— Begin Given material —

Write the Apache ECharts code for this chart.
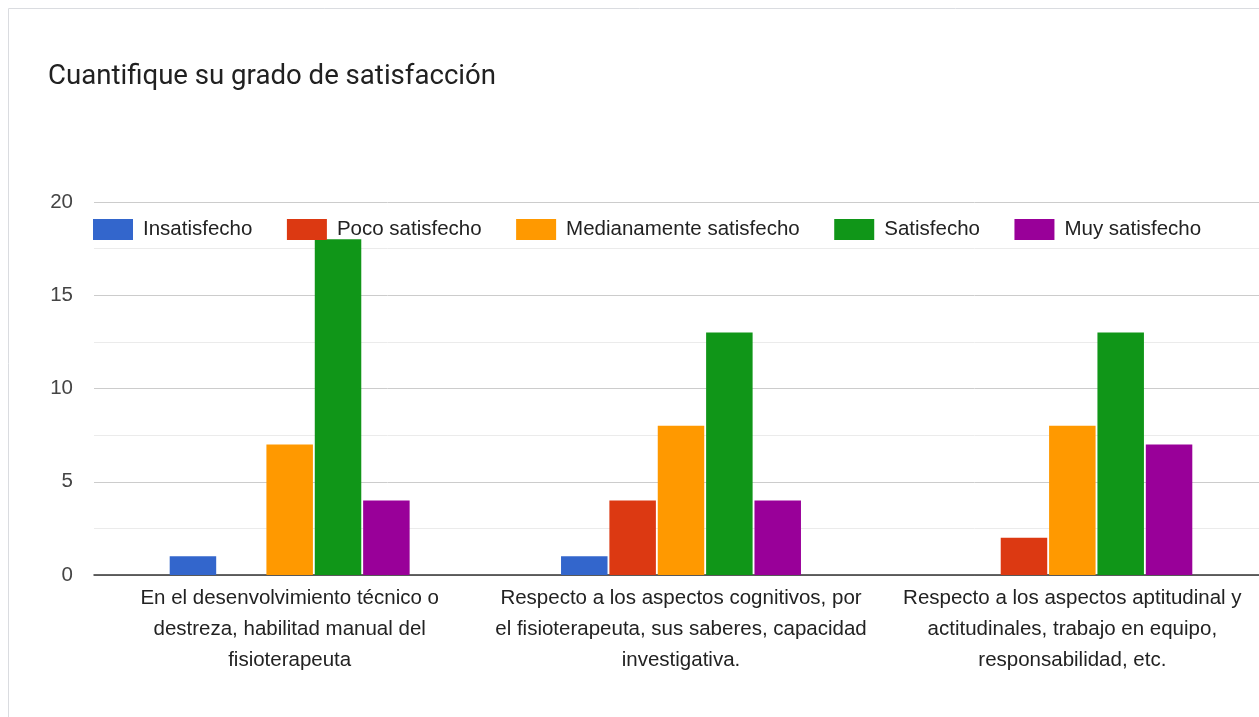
<!DOCTYPE html>
<html><head><meta charset="utf-8">
<script src="https://cdn.jsdelivr.net/npm/echarts@6/dist/echarts.min.js"></script>
<style>html,body{margin:0;padding:0;background:#fff;overflow:hidden;width:1259px;height:717px}#c{width:1270px;height:717px}</style>
</head><body><div id="c"></div>
<script>
const title = "Cuantifique su grado de satisfacción";
const categories = [
  "En el desenvolvimiento técnico o\ndestreza, habilitad manual del\nfisioterapeuta",
  "Respecto a los aspectos cognitivos, por\nel fisioterapeuta, sus saberes, capacidad\ninvestigativa.",
  "Respecto a los aspectos aptitudinal y\nactitudinales, trabajo en equipo,\nresponsabilidad, etc."
];
const seriesNames = ["Insatisfecho","Poco satisfecho","Medianamente satisfecho","Satisfecho","Muy satisfecho"];
const insatisfecho = [1, 1, 0];
const pocoSatisfecho = [0, 4, 2];
const medianamente = [7, 8, 8];
const satisfecho = [18, 13, 13];
const muySatisfecho = [4, 4, 7];
const colors = ["#3366cc","#dc3912","#ff9900","#109618","#990099"];
const values = [insatisfecho, pocoSatisfecho, medianamente, satisfecho, muySatisfecho];

const chart = echarts.init(document.getElementById('c'), null, {renderer:'canvas'});
const font = "Liberation Sans, Arial, sans-serif";
chart.setOption({
  animation:false,
  color: colors,
  graphic:[{type:'rect', z:-10, shape:{x:8.5,y:8.5,width:1400,height:900}, style:{fill:'none', stroke:'#dadce0', lineWidth:1}}],
  title:{text:title, left:43, top:58, textStyle:{fontFamily:'Roboto', fontSize:27.6, fontWeight:'normal', color:'#212121'}},
  legend:{left:88, top:214, itemWidth:40, itemHeight:21, itemGap:34.5, icon:'rect',
    textStyle:{fontFamily:font, fontSize:20.5, color:'#222', padding:[0,0,0,5]}},
  grid:{left:94, right:2, top:202, bottom:142, containLabel:false},
  xAxis:{type:'category', data:categories,
    axisLine:{lineStyle:{color:'#333', width:1.5}}, axisTick:{show:false},
    axisLabel:{interval:0, fontFamily:font, fontSize:20.5, color:'#222', lineHeight:31, margin:8}},
  yAxis:{type:'value', min:0, max:20, interval:5,
    axisLine:{show:false}, axisTick:{show:false},
    axisLabel:{fontFamily:font, fontSize:20.5, color:'#444', margin:21},
    splitLine:{lineStyle:{color:'#cccccc', width:1}},
    minorTick:{show:false, splitNumber:2},
    minorSplitLine:{show:true, lineStyle:{color:'#ebebeb', width:1}}},
  series: seriesNames.map((n,i)=>({name:n, type:'bar', data:values[i], barWidth:46.5, barGap:'4%'}))
});
</script></body></html>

— End Given material —

→ **Instructions to follow**: All the lines above are to be given again exactly as they read, with the pictures removed.

→ **Worked solution**:
Write the Apache ECharts code for this chart.
<!DOCTYPE html>
<html><head><meta charset="utf-8">
<script src="https://cdn.jsdelivr.net/npm/echarts@6/dist/echarts.min.js"></script>
<style>html,body{margin:0;padding:0;background:#fff;overflow:hidden;width:1259px;height:717px}#c{width:1270px;height:717px}</style>
</head><body><div id="c"></div>
<script>
const title = "Cuantifique su grado de satisfacción";
const categories = [
  "En el desenvolvimiento técnico o\ndestreza, habilitad manual del\nfisioterapeuta",
  "Respecto a los aspectos cognitivos, por\nel fisioterapeuta, sus saberes, capacidad\ninvestigativa.",
  "Respecto a los aspectos aptitudinal y\nactitudinales, trabajo en equipo,\nresponsabilidad, etc."
];
const seriesNames = ["Insatisfecho","Poco satisfecho","Medianamente satisfecho","Satisfecho","Muy satisfecho"];
const insatisfecho = [1, 1, 0];
const pocoSatisfecho = [0, 4, 2];
const medianamente = [7, 8, 8];
const satisfecho = [18, 13, 13];
const muySatisfecho = [4, 4, 7];
const colors = ["#3366cc","#dc3912","#ff9900","#109618","#990099"];
const values = [insatisfecho, pocoSatisfecho, medianamente, satisfecho, muySatisfecho];

const chart = echarts.init(document.getElementById('c'), null, {renderer:'canvas'});
const font = "Liberation Sans, Arial, sans-serif";
chart.setOption({
  animation:false,
  color: colors,
  graphic:[{type:'rect', z:-10, shape:{x:8.5,y:8.5,width:1400,height:900}, style:{fill:'none', stroke:'#dadce0', lineWidth:1}}],
  title:{text:title, left:43, top:58, textStyle:{fontFamily:'Roboto', fontSize:27.6, fontWeight:'normal', color:'#212121'}},
  legend:{left:88, top:214, itemWidth:40, itemHeight:21, itemGap:34.5, icon:'rect',
    textStyle:{fontFamily:font, fontSize:20.5, color:'#222', padding:[0,0,0,5]}},
  grid:{left:94, right:2, top:202, bottom:142, containLabel:false},
  xAxis:{type:'category', data:categories,
    axisLine:{lineStyle:{color:'#333', width:1.5}}, axisTick:{show:false},
    axisLabel:{interval:0, fontFamily:font, fontSize:20.5, color:'#222', lineHeight:31, margin:8}},
  yAxis:{type:'value', min:0, max:20, interval:5,
    axisLine:{show:false}, axisTick:{show:false},
    axisLabel:{fontFamily:font, fontSize:20.5, color:'#444', margin:21},
    splitLine:{lineStyle:{color:'#cccccc', width:1}},
    minorTick:{show:false, splitNumber:2},
    minorSplitLine:{show:true, lineStyle:{color:'#ebebeb', width:1}}},
  series: seriesNames.map((n,i)=>({name:n, type:'bar', data:values[i], barWidth:46.5, barGap:'4%'}))
});
</script></body></html>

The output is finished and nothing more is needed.